** AIM OF THE EXERCISE **
Exclude images, then output the remaining data verbatim.

** DATA EXTRACT **
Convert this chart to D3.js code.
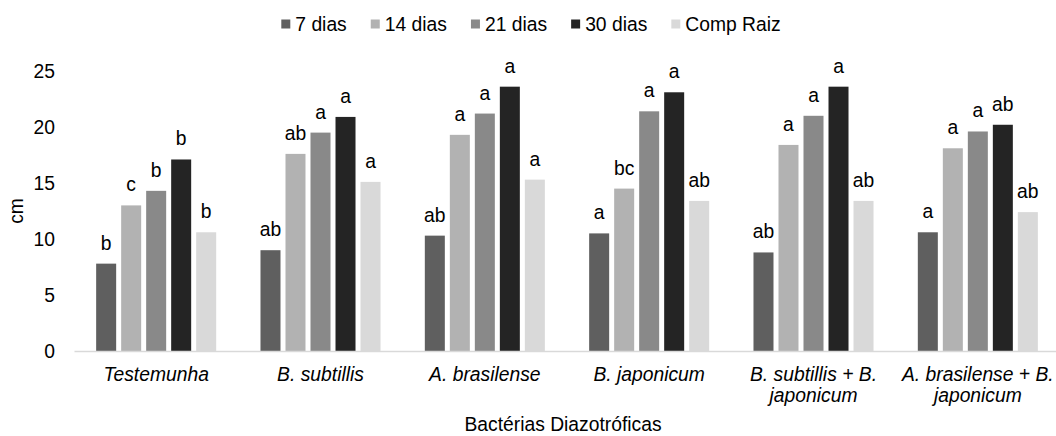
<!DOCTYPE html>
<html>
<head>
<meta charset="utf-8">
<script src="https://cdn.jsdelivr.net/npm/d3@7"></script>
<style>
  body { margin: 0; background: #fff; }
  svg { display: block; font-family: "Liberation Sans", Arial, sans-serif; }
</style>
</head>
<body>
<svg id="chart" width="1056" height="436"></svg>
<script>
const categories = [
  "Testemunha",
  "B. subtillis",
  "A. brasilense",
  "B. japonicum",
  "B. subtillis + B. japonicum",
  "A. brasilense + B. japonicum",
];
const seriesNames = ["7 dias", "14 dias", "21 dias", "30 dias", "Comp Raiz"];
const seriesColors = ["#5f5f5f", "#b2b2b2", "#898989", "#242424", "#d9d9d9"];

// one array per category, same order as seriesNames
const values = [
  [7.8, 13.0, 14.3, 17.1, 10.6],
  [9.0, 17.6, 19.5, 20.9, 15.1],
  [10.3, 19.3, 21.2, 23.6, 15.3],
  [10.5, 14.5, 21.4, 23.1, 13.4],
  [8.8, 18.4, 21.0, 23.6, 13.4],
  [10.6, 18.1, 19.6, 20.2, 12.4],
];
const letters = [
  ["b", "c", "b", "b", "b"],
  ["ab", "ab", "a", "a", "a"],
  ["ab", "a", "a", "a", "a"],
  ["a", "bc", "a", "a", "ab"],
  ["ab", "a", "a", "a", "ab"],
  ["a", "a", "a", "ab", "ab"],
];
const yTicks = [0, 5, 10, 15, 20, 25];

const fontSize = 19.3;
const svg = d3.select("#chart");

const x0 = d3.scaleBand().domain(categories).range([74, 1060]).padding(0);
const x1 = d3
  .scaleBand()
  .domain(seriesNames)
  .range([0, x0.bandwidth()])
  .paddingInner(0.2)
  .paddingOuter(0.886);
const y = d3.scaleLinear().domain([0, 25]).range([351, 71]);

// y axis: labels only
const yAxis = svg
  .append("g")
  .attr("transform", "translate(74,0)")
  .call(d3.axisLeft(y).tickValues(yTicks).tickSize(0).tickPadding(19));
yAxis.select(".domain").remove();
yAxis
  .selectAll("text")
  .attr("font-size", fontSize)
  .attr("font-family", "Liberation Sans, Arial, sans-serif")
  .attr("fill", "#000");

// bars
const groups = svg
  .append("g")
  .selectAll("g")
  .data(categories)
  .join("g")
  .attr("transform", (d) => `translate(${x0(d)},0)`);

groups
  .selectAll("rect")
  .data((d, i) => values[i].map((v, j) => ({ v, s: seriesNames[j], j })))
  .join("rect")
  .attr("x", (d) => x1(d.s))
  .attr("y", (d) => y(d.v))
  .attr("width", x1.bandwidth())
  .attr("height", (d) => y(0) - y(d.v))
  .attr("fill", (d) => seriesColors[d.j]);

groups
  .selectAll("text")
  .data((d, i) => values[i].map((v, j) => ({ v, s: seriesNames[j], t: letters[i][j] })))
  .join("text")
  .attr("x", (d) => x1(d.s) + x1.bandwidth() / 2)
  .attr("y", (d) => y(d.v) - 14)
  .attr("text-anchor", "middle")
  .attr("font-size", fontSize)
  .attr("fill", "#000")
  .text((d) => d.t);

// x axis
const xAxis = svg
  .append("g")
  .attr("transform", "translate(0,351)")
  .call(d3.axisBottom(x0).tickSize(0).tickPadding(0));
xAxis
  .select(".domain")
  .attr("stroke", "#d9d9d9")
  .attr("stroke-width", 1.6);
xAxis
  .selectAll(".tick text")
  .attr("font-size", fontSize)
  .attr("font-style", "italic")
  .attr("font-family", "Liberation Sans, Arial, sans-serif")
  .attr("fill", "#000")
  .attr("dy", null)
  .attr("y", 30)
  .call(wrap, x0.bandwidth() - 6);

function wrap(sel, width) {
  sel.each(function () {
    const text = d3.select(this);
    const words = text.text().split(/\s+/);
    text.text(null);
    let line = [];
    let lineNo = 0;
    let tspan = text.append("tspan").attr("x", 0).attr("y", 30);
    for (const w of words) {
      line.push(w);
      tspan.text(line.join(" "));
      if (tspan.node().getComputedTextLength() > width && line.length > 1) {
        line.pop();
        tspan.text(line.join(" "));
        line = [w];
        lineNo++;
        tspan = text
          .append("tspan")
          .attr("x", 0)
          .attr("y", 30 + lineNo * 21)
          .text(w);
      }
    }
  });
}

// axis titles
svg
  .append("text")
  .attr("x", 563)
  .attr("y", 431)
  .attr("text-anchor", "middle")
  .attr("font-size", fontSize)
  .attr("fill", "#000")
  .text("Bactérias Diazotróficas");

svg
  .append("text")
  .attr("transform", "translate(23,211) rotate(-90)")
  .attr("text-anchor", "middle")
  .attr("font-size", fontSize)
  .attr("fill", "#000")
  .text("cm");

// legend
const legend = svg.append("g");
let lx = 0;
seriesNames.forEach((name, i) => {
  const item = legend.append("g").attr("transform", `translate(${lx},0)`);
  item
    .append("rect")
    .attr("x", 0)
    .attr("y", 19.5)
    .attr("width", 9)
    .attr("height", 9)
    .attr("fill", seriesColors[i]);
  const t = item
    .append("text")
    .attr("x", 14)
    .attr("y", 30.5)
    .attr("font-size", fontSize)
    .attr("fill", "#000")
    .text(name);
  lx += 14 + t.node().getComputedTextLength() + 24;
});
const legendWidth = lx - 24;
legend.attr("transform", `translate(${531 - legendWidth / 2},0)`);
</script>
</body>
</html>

** TASK RESULT **
Convert this chart to D3.js code.
<!DOCTYPE html>
<html>
<head>
<meta charset="utf-8">
<script src="https://cdn.jsdelivr.net/npm/d3@7"></script>
<style>
  body { margin: 0; background: #fff; }
  svg { display: block; font-family: "Liberation Sans", Arial, sans-serif; }
</style>
</head>
<body>
<svg id="chart" width="1056" height="436"></svg>
<script>
const categories = [
  "Testemunha",
  "B. subtillis",
  "A. brasilense",
  "B. japonicum",
  "B. subtillis + B. japonicum",
  "A. brasilense + B. japonicum",
];
const seriesNames = ["7 dias", "14 dias", "21 dias", "30 dias", "Comp Raiz"];
const seriesColors = ["#5f5f5f", "#b2b2b2", "#898989", "#242424", "#d9d9d9"];

// one array per category, same order as seriesNames
const values = [
  [7.8, 13.0, 14.3, 17.1, 10.6],
  [9.0, 17.6, 19.5, 20.9, 15.1],
  [10.3, 19.3, 21.2, 23.6, 15.3],
  [10.5, 14.5, 21.4, 23.1, 13.4],
  [8.8, 18.4, 21.0, 23.6, 13.4],
  [10.6, 18.1, 19.6, 20.2, 12.4],
];
const letters = [
  ["b", "c", "b", "b", "b"],
  ["ab", "ab", "a", "a", "a"],
  ["ab", "a", "a", "a", "a"],
  ["a", "bc", "a", "a", "ab"],
  ["ab", "a", "a", "a", "ab"],
  ["a", "a", "a", "ab", "ab"],
];
const yTicks = [0, 5, 10, 15, 20, 25];

const fontSize = 19.3;
const svg = d3.select("#chart");

const x0 = d3.scaleBand().domain(categories).range([74, 1060]).padding(0);
const x1 = d3
  .scaleBand()
  .domain(seriesNames)
  .range([0, x0.bandwidth()])
  .paddingInner(0.2)
  .paddingOuter(0.886);
const y = d3.scaleLinear().domain([0, 25]).range([351, 71]);

// y axis: labels only
const yAxis = svg
  .append("g")
  .attr("transform", "translate(74,0)")
  .call(d3.axisLeft(y).tickValues(yTicks).tickSize(0).tickPadding(19));
yAxis.select(".domain").remove();
yAxis
  .selectAll("text")
  .attr("font-size", fontSize)
  .attr("font-family", "Liberation Sans, Arial, sans-serif")
  .attr("fill", "#000");

// bars
const groups = svg
  .append("g")
  .selectAll("g")
  .data(categories)
  .join("g")
  .attr("transform", (d) => `translate(${x0(d)},0)`);

groups
  .selectAll("rect")
  .data((d, i) => values[i].map((v, j) => ({ v, s: seriesNames[j], j })))
  .join("rect")
  .attr("x", (d) => x1(d.s))
  .attr("y", (d) => y(d.v))
  .attr("width", x1.bandwidth())
  .attr("height", (d) => y(0) - y(d.v))
  .attr("fill", (d) => seriesColors[d.j]);

groups
  .selectAll("text")
  .data((d, i) => values[i].map((v, j) => ({ v, s: seriesNames[j], t: letters[i][j] })))
  .join("text")
  .attr("x", (d) => x1(d.s) + x1.bandwidth() / 2)
  .attr("y", (d) => y(d.v) - 14)
  .attr("text-anchor", "middle")
  .attr("font-size", fontSize)
  .attr("fill", "#000")
  .text((d) => d.t);

// x axis
const xAxis = svg
  .append("g")
  .attr("transform", "translate(0,351)")
  .call(d3.axisBottom(x0).tickSize(0).tickPadding(0));
xAxis
  .select(".domain")
  .attr("stroke", "#d9d9d9")
  .attr("stroke-width", 1.6);
xAxis
  .selectAll(".tick text")
  .attr("font-size", fontSize)
  .attr("font-style", "italic")
  .attr("font-family", "Liberation Sans, Arial, sans-serif")
  .attr("fill", "#000")
  .attr("dy", null)
  .attr("y", 30)
  .call(wrap, x0.bandwidth() - 6);

function wrap(sel, width) {
  sel.each(function () {
    const text = d3.select(this);
    const words = text.text().split(/\s+/);
    text.text(null);
    let line = [];
    let lineNo = 0;
    let tspan = text.append("tspan").attr("x", 0).attr("y", 30);
    for (const w of words) {
      line.push(w);
      tspan.text(line.join(" "));
      if (tspan.node().getComputedTextLength() > width && line.length > 1) {
        line.pop();
        tspan.text(line.join(" "));
        line = [w];
        lineNo++;
        tspan = text
          .append("tspan")
          .attr("x", 0)
          .attr("y", 30 + lineNo * 21)
          .text(w);
      }
    }
  });
}

// axis titles
svg
  .append("text")
  .attr("x", 563)
  .attr("y", 431)
  .attr("text-anchor", "middle")
  .attr("font-size", fontSize)
  .attr("fill", "#000")
  .text("Bactérias Diazotróficas");

svg
  .append("text")
  .attr("transform", "translate(23,211) rotate(-90)")
  .attr("text-anchor", "middle")
  .attr("font-size", fontSize)
  .attr("fill", "#000")
  .text("cm");

// legend
const legend = svg.append("g");
let lx = 0;
seriesNames.forEach((name, i) => {
  const item = legend.append("g").attr("transform", `translate(${lx},0)`);
  item
    .append("rect")
    .attr("x", 0)
    .attr("y", 19.5)
    .attr("width", 9)
    .attr("height", 9)
    .attr("fill", seriesColors[i]);
  const t = item
    .append("text")
    .attr("x", 14)
    .attr("y", 30.5)
    .attr("font-size", fontSize)
    .attr("fill", "#000")
    .text(name);
  lx += 14 + t.node().getComputedTextLength() + 24;
});
const legendWidth = lx - 24;
legend.attr("transform", `translate(${531 - legendWidth / 2},0)`);
</script>
</body>
</html>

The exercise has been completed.